I'm pretty sure that Kyuusaku is stating that the PPU's themselves are perfectly sharp
Yes!!! The difference in signal
quality between them should be negligible right off the pin. After the pin anything can happen. Also even though they should both have similar
quality, the PPU2 and 1CHIP may have different electrical characteristics that must be considered when you interface with them, otherwise you may degrade the color accuracy or sharpness.
not the signal from the Multi-Out.
Yes! The transistors that buffer the signal for the multi-out distort the signal slightly. It could have some effect on sharpness, but I think it will have a more noticeable effect on color accuracy.
I don't know if the 1Chip includes the DAC.
The 1CHIP ASIC includes the CPU and PPUs, including the DAC.
SNES_Is_Best said:
what if Nintendo's PPU's are fine and that the problem is the transistors? Or perhaps the DAC?
The DAC is internal to the PPU2 chip.
Basically (if I understand correctly) he's saying that the 2 PPU's (original), and the revised PPU (1chip) have equal sharpness IF the components (transistors, dac, whatever, etc) are adequate.
Not quite. I'm saying that the original PPU2 output is adequately sharp and if the 1CHIP's output is truly sharper, the extra sharpness doesn't matter because it will be imperceptible.
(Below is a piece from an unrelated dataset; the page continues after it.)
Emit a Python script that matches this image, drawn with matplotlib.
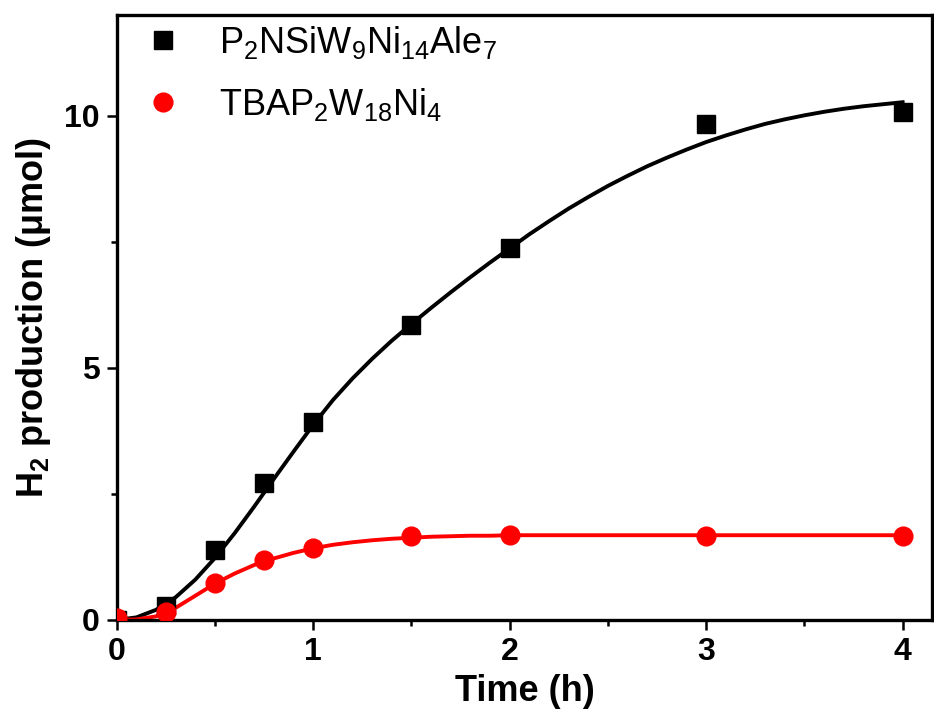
import numpy as np
import matplotlib
matplotlib.use("Agg")
import matplotlib.pyplot as plt
from matplotlib.ticker import MultipleLocator

# measured points
t = [0, 0.25, 0.5, 0.75, 1, 1.5, 2, 3, 4]
h2_ale = [0.0, 0.28, 1.39, 2.72, 3.93, 5.85, 7.38, 9.83, 10.07]
h2_tbap = [0.04, 0.15, 0.74, 1.19, 1.43, 1.66, 1.69, 1.66, 1.66]

# fitted curves, every 0.1 h
t_fit = [round(0.1 * i, 1) for i in range(41)]
fit_ale = [0.00, 0.05, 0.20, 0.45, 0.80, 1.23, 1.72, 2.25, 2.80, 3.34,
           3.87, 4.36, 4.79, 5.18, 5.54, 5.87, 6.19, 6.50, 6.80, 7.09,
           7.37, 7.65, 7.91, 8.16, 8.39, 8.61, 8.81, 9.00, 9.17, 9.33,
           9.48, 9.61, 9.73, 9.84, 9.93, 10.01, 10.08, 10.14, 10.19, 10.23,
           10.27]
fit_tbap = [0.00, 0.01, 0.07, 0.24, 0.48, 0.72, 0.92, 1.09, 1.22, 1.33,
            1.42, 1.49, 1.54, 1.58, 1.61, 1.63, 1.65, 1.66, 1.67, 1.67,
            1.68, 1.68, 1.68, 1.68, 1.68, 1.68, 1.68, 1.68, 1.68, 1.68,
            1.68, 1.68, 1.68, 1.68, 1.68, 1.68, 1.68, 1.68, 1.68, 1.68,
            1.68]

labels = [r"$\mathregular{P_2NSiW_9Ni_{14}Ale_7}$",
          r"$\mathregular{TBAP_2W_{18}Ni_4}$"]

plt.rcParams["font.family"] = ["Liberation Sans", "DejaVu Sans"]
plt.rcParams["mathtext.fontset"] = "custom"
plt.rcParams["mathtext.rm"] = "Liberation Sans"
plt.rcParams["mathtext.bf"] = "Liberation Sans:bold"

fig = plt.figure(figsize=(9.34, 7.15), dpi=100)
ax = fig.add_axes([0.125, 0.133, 0.873, 0.846])

ax.plot(t_fit, fit_ale, color="black", lw=2.8, zorder=2)
ax.plot(t_fit, fit_tbap, color="#ff0000", lw=2.8, zorder=2)
ax.plot(t, h2_ale, "s", color="black", ms=12.5, zorder=3)
ax.plot(t, h2_tbap, "o", color="#ff0000", ms=13.5, zorder=3)

ax.set_xlim(0, 4.15)
ax.set_ylim(0, 12)
ax.xaxis.set_major_locator(MultipleLocator(1))
ax.xaxis.set_minor_locator(MultipleLocator(0.5))
ax.yaxis.set_major_locator(MultipleLocator(5))
ax.yaxis.set_minor_locator(MultipleLocator(2.5))
ax.tick_params(which="major", direction="out", length=7, width=1.8,
               labelsize=23, pad=5)
ax.tick_params(which="minor", direction="out", length=4.5, width=1.8)
ax.tick_params(top=False, right=False, which="both")
for lab in ax.get_xticklabels() + ax.get_yticklabels():
    lab.set_fontweight("bold")
for s in ax.spines.values():
    s.set_linewidth(2.4)

ax.set_xlabel("Time (h)", fontsize=26, fontweight="bold", labelpad=5)
ax.set_ylabel(r"$\mathbf{H_2}$ production (μmol)", fontsize=26,
              fontweight="bold", labelpad=8)

# legend drawn by hand to match the layout
ax.plot([0.235], [11.5], "s", color="black", ms=12.5, clip_on=False)
ax.plot([0.235], [10.27], "o", color="#ff0000", ms=13.5, clip_on=False)
ax.text(0.52, 11.45, labels[0], fontsize=26, va="center", ha="left")
ax.text(0.52, 10.22, labels[1], fontsize=26, va="center", ha="left")

fig.savefig("out.png", dpi=100)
I think what people are
calling sharpness is either electrical noise inside the 1CHIP ASIC which is misinterpreted as sharpness because it makes pixel edges stand out more, or because the 1CHIP outperforms older SNESes when
improperly connected to a TV.
It must be understood that the sharpness and color accuracy at the DAC pin is not the same as what's at the multi-out is not the same as what's across the coax cable arriving at the TV is not the same as what actually gets displayed on the TV. But if you do everything right the signal quality arriving at the TV will be very very close to what's coming directly from the DAC.
Finally if you adjust the signals right from the DAC of an original SNES and a 1CHIP to both have a compliant amplitude (meaning they're identical, and ready to send to a TV), the only visible difference in picture quality between them will be changes made to the DAC's linearity, and electrical noise (which normally isn't considered a good thing). I don't think Nintendo changed the linearity, but it's possible. A reason they might do this is to improve the brightness linearity at the display; CRTs are non-linear so if you want 50% blue brightness, you must pre-distort the DAC so that a 50% brightness value outputs 72% amplitude, which turns into 50% brightness at CRT.
Broken said:
Sure, maybe you can jump through a bunch of hoops to fix up an earlier SNES, but why? Buy a 1 chip large unit or get a SNES mini and a very simple 3 wires and 3 resistors to restore RGB.
To
properly mod an early SNES or 1CHIP takes the same number of steps! In both cases you need to build a video amp circuit and in both cases you need to attenuate the signal for compliance. If you're going to
improperly mod the system so that compatibility much less accuracy isn't even guaranteed, in what position are you to argue about signal quality?